### To do
All lines in the data bearing the string "with" should be identified and copied.

### Provided data
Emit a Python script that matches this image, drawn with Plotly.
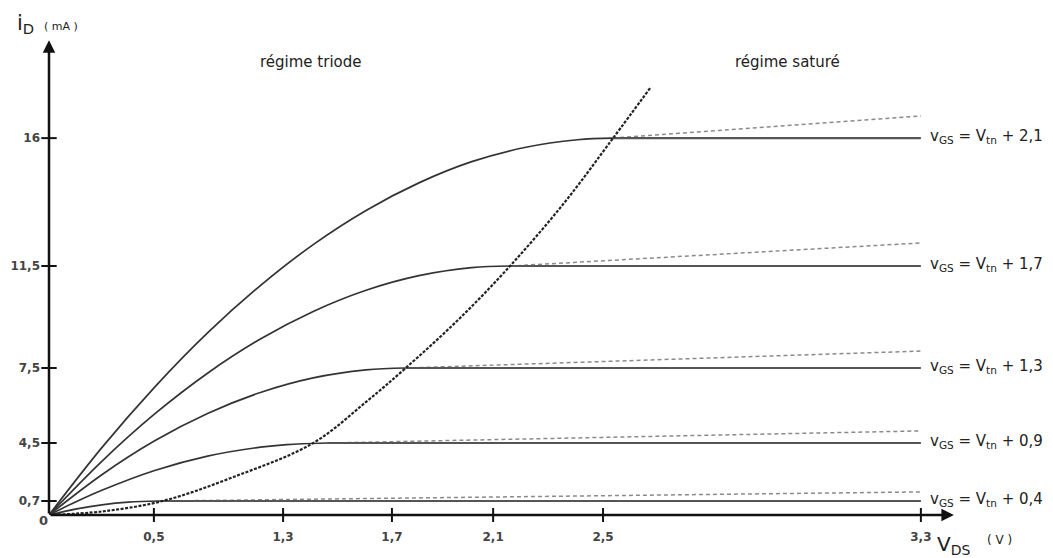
import plotly.graph_objects as go

# Schematic (not-to-scale) MOSFET output characteristics.
# Axis units are the diagram's own coordinates; tick labels carry the printed values.
x_tick_pos = [0.397, 0.886, 1.298, 1.681, 2.097, 3.3]
x_tick_labels = ["0,5", "1,3", "1,7", "2,1", "2,5", "3,3"]
y_tick_pos = [0.594, 3.056, 6.24, 10.57, 16.0]
y_tick_labels = ["0,7", "4,5", "7,5", "11,5", "16"]

vov_labels = ["2,1", "1,7", "1,3", "0,9", "0,4"]

# triode-region curves
triode_x = [
    [0, 0.2, 0.4, 0.6, 0.8, 1.0, 1.2, 1.4, 1.6, 1.8, 2.0, 2.135],
    [0, 0.2, 0.4, 0.6, 0.8, 1.0, 1.2, 1.4, 1.6, 1.745],
    [0, 0.2, 0.4, 0.6, 0.8, 1.0, 1.2, 1.35],
    [0, 0.1, 0.2, 0.4, 0.6, 0.8, 0.9, 1.05],
    [0, 0.1, 0.2, 0.3, 0.42],
]
triode_y = [
    [0, 2.86, 5.43, 7.73, 9.74, 11.48, 12.93, 14.10, 15.0, 15.6, 15.93, 16.0],
    [0, 2.28, 4.29, 6.02, 7.47, 8.64, 9.54, 10.16, 10.50, 10.57],
    [0, 1.71, 3.15, 4.31, 5.20, 5.82, 6.16, 6.24],
    [0, 0.55, 1.05, 1.89, 2.50, 2.88, 2.99, 3.056],
    [0, 0.25, 0.43, 0.545, 0.594],
]
sat_level = [16.0, 10.57, 6.24, 3.056, 0.594]
vds_max = 3.3
dashed_end = [16.94, 11.55, 6.96, 3.57, 0.98]

# boundary parabola (dotted)
par_x = [0, 0.2, 0.43, 0.7, 1.0, 1.2, 1.35, 1.55, 1.745, 1.95, 2.135, 2.275]
par_y = [0, 0.15, 0.594, 1.62, 3.056, 4.8, 6.24, 8.3, 10.57, 13.25, 16.0, 18.12]

FONT = "DejaVu Sans"
fig = go.Figure()

for xs, ys, lvl, dend in zip(triode_x, triode_y, sat_level, dashed_end):
    xsat = xs[-1]
    fig.add_trace(go.Scatter(x=[xsat, vds_max], y=[lvl, dend], mode="lines",
                             line=dict(color="#8a8a8a", width=1.5, dash="4px,3px"),
                             hoverinfo="skip"))
    fig.add_trace(go.Scatter(x=[xsat, vds_max], y=[lvl, lvl], mode="lines",
                             line=dict(color="#555555", width=2.2), hoverinfo="skip"))
    fig.add_trace(go.Scatter(x=xs, y=ys, mode="lines",
                             line=dict(color="#333333", width=1.7, shape="spline"),
                             hoverinfo="skip"))

fig.add_trace(go.Scatter(x=par_x, y=par_y, mode="lines",
                         line=dict(color="#222222", width=2.2, dash="3px,1.5px", shape="spline"),
                         hoverinfo="skip"))

# crossing tick marks
fig.add_trace(go.Scatter(x=x_tick_pos, y=[0] * len(x_tick_pos), mode="markers",
                         marker=dict(symbol="line-ns", size=10, line=dict(color="#111", width=2)),
                         cliponaxis=False, hoverinfo="skip"))
fig.add_trace(go.Scatter(x=[0] * len(y_tick_pos), y=y_tick_pos, mode="markers",
                         marker=dict(symbol="line-ew", size=11, line=dict(color="#111", width=2)),
                         cliponaxis=False, hoverinfo="skip"))

ann = []
# axes with arrows
ann.append(dict(x=3.425, y=0, ax=0, ay=0, xref="x", yref="y", axref="x", ayref="y",
                text="", showarrow=True, arrowhead=2, arrowsize=1, arrowwidth=2.5,
                arrowcolor="#111"))
ann.append(dict(x=0, y=20.16, ax=0, ay=0, xref="x", yref="y", axref="x", ayref="y",
                text="", showarrow=True, arrowhead=2, arrowsize=1, arrowwidth=2.5,
                arrowcolor="#111"))

for lab, lvl in zip(vov_labels, sat_level):
    ann.append(dict(x=3.327, y=lvl, xref="x", yref="y", xanchor="left", yanchor="middle",
                    text=f"v<sub>GS</sub> = V<sub>tn</sub> + {lab}", showarrow=False,
                    yshift=2, font=dict(family=FONT, size=15, color="#222")))

ann.append(dict(x=0.99, y=19.23, xref="x", yref="y", text="régime triode", showarrow=False,
                font=dict(family=FONT, size=15, color="#222")))
ann.append(dict(x=2.797, y=19.23, xref="x", yref="y", text="régime saturé", showarrow=False,
                font=dict(family=FONT, size=15, color="#222")))
ann.append(dict(x=-0.0371, y=1.0124, xref="paper", yref="paper", xanchor="left", yanchor="middle",
                text="i<sub>D</sub>", showarrow=False,
                font=dict(family=FONT, size=21, color="#222")))
ann.append(dict(x=-0.0076, y=1.008, xref="paper", yref="paper", xanchor="left", yanchor="middle",
                text="( mA )", showarrow=False, font=dict(family=FONT, size=11, color="#222")))
ann.append(dict(x=0.967, y=-0.0619, xref="paper", yref="paper", xanchor="left", yanchor="middle",
                text="V<sub>DS</sub>", showarrow=False,
                font=dict(family=FONT, size=20, color="#222")))
ann.append(dict(x=1.0218, y=-0.0515, xref="paper", yref="paper", xanchor="left", yanchor="middle",
                text="( V )", showarrow=False, font=dict(family=FONT, size=12, color="#222")))
ann.append(dict(x=-0.0131, y=-0.0309, xref="paper", yref="paper", text="0", showarrow=False,
                font=dict(family=FONT, size=13, color="#444", weight="bold")))

fig.update_layout(
    width=1053, height=558,
    margin=dict(l=41, r=96, t=22, b=51),
    paper_bgcolor="white", plot_bgcolor="white",
    showlegend=False,
    annotations=ann,
    xaxis=dict(range=[0, 3.467], showgrid=False, zeroline=False, showline=False,
               automargin=False,
               tickmode="array", tickvals=x_tick_pos, ticktext=x_tick_labels,
               ticks="", ticklabelstandoff=13,
               tickfont=dict(family=FONT, size=12, color="#444", weight="bold")),
    yaxis=dict(range=[0, 20.59], showgrid=False, zeroline=False, showline=False,
               automargin=False,
               tickmode="array", tickvals=y_tick_pos, ticktext=y_tick_labels,
               ticks="", ticklabelstandoff=8,
               tickfont=dict(family=FONT, size=12, color="#444", weight="bold")),
)

fig.write_html("out.html")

### Solution
Emit a Python script that matches this image, drawn with Plotly.
# axes with arrows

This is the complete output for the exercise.